EL SER Y EL CEREBRO DE UN ADICTO.
La adicción a las drogas es una de las experiencias humanas que mejor muestra la fractura entre el “ser” y el cerebro. Por un lado, existe la persona, con sus deseos profundos, valores, recuerdos y aspiraciones; por el otro, el cerebro, con sus circuitos químicos alterados, sus impulsos automáticos y su búsqueda compulsiva de placer o alivio. Cuando una sustancia toma el control de los mecanismos neuronales del placer, la motivación y la recompensa, el individuo empieza a experimentar una dolorosa división interna: sabe lo que quiere, pero no puede hacer lo que sabe.

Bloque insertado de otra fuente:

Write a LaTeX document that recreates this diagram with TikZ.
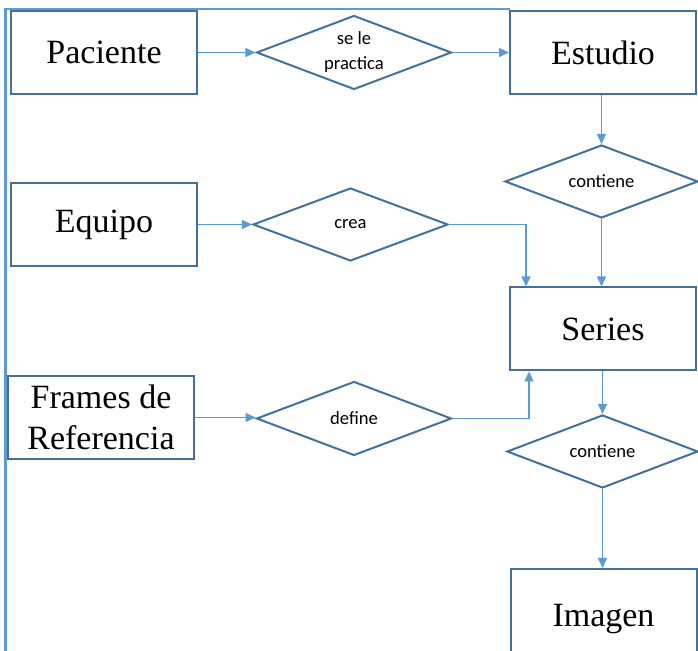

Desde el punto de vista neurobiológico, las drogas secuestran el sistema de recompensa del cerebro. Sustancias como la cocaína, la heroína o el alcohol alteran la liberación de dopamina, un neurotransmisor esencial en la sensación de placer y motivación. En condiciones normales, la dopamina se libera ante acciones saludables como comer, lograr una meta o recibir afecto. Pero con las drogas, esa liberación se multiplica artificialmente. El cerebro, confundido, aprende que la droga es la fuente más poderosa de placer, y empieza a reorganizar sus prioridades en función de obtenerla. El resultado es que las decisiones dejan de ser libres y se convierten en respuestas automáticas ante la necesidad química.
Mientras tanto, el “ser” consciente —la parte de nosotros que reflexiona, elige y proyecta su vida— percibe la pérdida de control. El adicto puede reconocer que la droga le hace daño, prometer dejarla, incluso sentir repulsión hacia ella, pero el cerebro ya ha aprendido un camino más fuerte: la búsqueda compulsiva del estímulo. Así, la persona se siente dividida: una parte quiere dejar de consumir, otra parte no puede evitarlo. Es como si el cerebro se moviera por su cuenta, siguiendo un guion que la conciencia no aprueba.

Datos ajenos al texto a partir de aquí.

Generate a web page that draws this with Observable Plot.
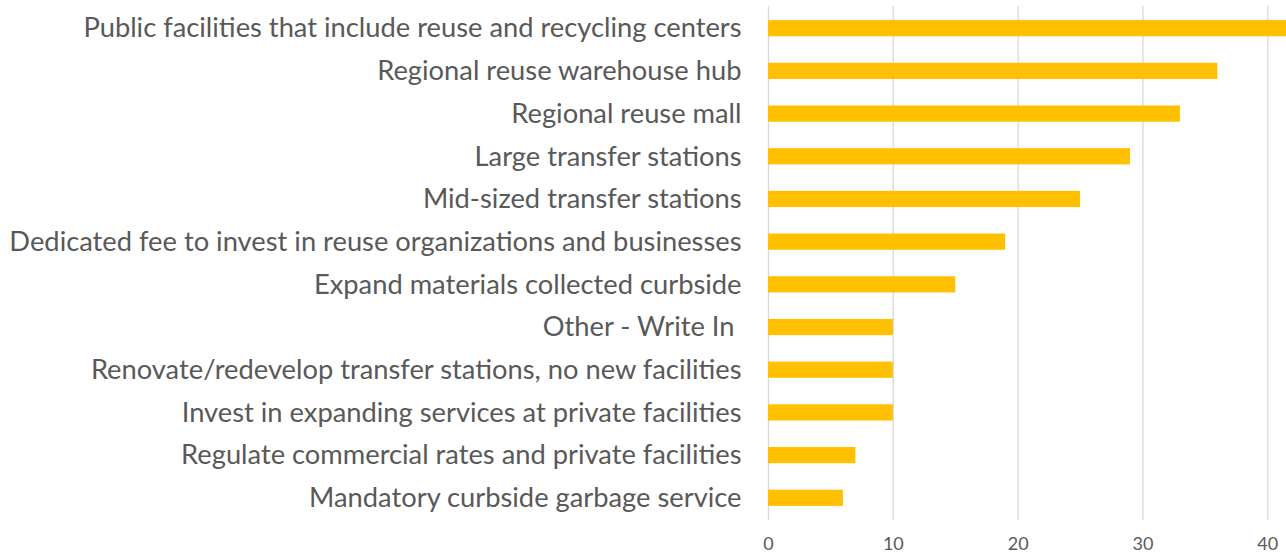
<!DOCTYPE html>
<html>
<head>
<meta charset="utf-8">
<script src="https://cdn.jsdelivr.net/npm/d3@7"></script>
<script src="https://cdn.jsdelivr.net/npm/@observablehq/plot@0.6"></script>
<style>
  html, body { margin: 0; padding: 0; background: #fff; }
  #chart svg { display: block; }
</style>
</head>
<body>
<div id="chart"></div>
<script>
const categories = [
  "Public facilities that include reuse and recycling centers",
  "Regional reuse warehouse hub",
  "Regional reuse mall",
  "Large transfer stations",
  "Mid-sized transfer stations",
  "Dedicated fee to invest in reuse organizations and businesses",
  "Expand materials collected curbside",
  "Other - Write In ",
  "Renovate/redevelop transfer stations, no new facilities",
  "Invest in expanding services at private facilities",
  "Regulate commercial rates and private facilities",
  "Mandatory curbside garbage service"
];
const values = [42, 36, 33, 29, 25, 19, 15, 10, 10, 10, 7, 6];
const xTicks = [0, 10, 20, 30, 40];

const data = categories.map((c, i) => ({category: c, value: values[i]}));

const chart = Plot.plot({
  width: 1286,
  height: 557,
  marginLeft: 768,
  marginRight: 0,
  marginTop: 6,
  marginBottom: 37,
  style: {fontFamily: "Lato, 'Open Sans', sans-serif", color: "#595959", background: "#fff"},
  x: {domain: [0, 41.5], ticks: xTicks, tickSize: 0, label: null},
  y: {domain: categories, paddingInner: 0.62, paddingOuter: 0.33, round: false, label: null},
  marks: [
    Plot.gridX(xTicks, {stroke: "#d9d9d9", strokeOpacity: 1, strokeWidth: 1.3}),
    Plot.barX(data, {x: "value", y: "category", fill: "#ffc000", clip: true}),
    Plot.axisX({ticks: xTicks, tickSize: 0, tickPadding: 17, fontSize: 18, fill: "#595959", label: null}),
    Plot.axisY({tickSize: 0, tickPadding: 27, fontSize: 27.3, fill: "#595959", label: null})
  ]
});
document.getElementById("chart").appendChild(chart);
</script>
</body>
</html>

Esa disociación entre el yo y el cerebro genera culpa, vergüenza y sufrimiento. El adicto puede llegar a sentirse prisionero dentro de su propio cuerpo, observando cómo su mente racional pierde batallas contra impulsos que surgen desde lo más profundo. Lo trágico es que la droga no solo cambia la química cerebral, sino también la estructura neuronal: debilita las zonas encargadas del autocontrol y refuerza las asociadas al deseo y la recompensa inmediata. Es decir, el cerebro se reconfigura físicamente para favorecer la conducta adictiva.

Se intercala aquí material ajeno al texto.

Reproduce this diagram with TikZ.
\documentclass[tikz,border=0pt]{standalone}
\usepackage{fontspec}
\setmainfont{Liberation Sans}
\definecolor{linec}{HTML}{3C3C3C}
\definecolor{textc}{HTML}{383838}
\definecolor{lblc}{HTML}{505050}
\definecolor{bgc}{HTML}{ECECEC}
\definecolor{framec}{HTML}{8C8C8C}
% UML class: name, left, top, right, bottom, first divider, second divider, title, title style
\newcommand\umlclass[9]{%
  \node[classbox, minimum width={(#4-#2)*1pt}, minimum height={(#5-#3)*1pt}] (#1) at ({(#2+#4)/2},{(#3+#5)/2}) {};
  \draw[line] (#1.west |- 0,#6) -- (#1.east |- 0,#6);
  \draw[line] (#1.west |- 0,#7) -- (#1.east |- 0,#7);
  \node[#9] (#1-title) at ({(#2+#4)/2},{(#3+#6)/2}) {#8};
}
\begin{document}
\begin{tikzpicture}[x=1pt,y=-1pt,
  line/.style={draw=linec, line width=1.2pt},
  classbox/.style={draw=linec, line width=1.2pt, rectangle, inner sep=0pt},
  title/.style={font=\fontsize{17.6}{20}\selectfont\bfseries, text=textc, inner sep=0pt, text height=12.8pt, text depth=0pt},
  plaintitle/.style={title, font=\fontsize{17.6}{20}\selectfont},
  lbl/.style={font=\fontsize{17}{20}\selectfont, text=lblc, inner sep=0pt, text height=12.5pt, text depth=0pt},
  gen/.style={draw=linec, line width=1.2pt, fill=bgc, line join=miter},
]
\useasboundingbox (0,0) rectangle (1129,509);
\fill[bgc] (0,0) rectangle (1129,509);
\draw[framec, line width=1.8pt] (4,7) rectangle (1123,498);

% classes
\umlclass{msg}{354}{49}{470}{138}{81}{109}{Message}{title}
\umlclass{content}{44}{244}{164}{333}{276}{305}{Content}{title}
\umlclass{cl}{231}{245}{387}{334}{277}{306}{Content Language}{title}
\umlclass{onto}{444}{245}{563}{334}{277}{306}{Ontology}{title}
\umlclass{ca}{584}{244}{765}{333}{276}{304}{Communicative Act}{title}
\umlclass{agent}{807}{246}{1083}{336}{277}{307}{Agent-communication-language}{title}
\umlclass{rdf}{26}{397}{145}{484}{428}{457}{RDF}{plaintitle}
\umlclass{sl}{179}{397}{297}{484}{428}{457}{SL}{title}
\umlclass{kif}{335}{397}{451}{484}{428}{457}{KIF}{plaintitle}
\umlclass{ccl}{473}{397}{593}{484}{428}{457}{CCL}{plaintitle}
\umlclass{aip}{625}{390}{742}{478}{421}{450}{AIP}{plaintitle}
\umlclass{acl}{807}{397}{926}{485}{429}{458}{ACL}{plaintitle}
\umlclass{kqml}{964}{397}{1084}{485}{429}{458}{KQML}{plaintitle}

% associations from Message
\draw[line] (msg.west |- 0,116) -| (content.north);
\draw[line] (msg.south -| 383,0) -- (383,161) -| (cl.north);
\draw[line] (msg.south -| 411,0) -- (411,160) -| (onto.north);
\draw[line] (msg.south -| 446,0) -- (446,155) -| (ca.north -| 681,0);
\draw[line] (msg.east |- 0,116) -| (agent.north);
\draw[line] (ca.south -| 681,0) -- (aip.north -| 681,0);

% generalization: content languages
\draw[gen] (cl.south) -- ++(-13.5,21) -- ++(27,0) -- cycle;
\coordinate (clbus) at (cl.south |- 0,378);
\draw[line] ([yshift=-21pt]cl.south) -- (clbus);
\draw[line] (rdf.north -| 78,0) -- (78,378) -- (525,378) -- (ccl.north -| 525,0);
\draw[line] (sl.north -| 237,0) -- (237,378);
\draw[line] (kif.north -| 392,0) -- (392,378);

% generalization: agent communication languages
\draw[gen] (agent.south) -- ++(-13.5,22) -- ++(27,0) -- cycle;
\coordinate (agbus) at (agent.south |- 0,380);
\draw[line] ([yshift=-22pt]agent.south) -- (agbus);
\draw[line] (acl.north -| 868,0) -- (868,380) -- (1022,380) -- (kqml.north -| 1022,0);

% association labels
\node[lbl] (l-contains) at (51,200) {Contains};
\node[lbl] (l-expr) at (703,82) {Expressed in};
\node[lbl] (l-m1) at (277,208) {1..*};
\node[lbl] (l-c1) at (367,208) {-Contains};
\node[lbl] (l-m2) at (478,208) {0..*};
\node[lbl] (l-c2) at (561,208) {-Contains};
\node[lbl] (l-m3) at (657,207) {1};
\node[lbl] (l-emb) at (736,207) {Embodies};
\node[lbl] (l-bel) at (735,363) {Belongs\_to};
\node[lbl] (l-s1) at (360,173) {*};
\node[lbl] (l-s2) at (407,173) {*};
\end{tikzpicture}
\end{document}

Sin embargo, esa fractura no es definitiva. El cerebro, gracias a su plasticidad, puede recuperarse con tiempo, terapia y apoyo. A medida que el individuo logra abstenerse, los circuitos neuronales se reequilibran y el “ser” vuelve a tomar el mando. La persona comienza a sentir nuevamente la coherencia entre lo que piensa, siente y hace. Recuperar esa unidad es uno de los mayores logros en el proceso de rehabilitación: volver a sentir que el cerebro ya no actúa por su cuenta, sino que responde al proyecto de vida que la conciencia elige.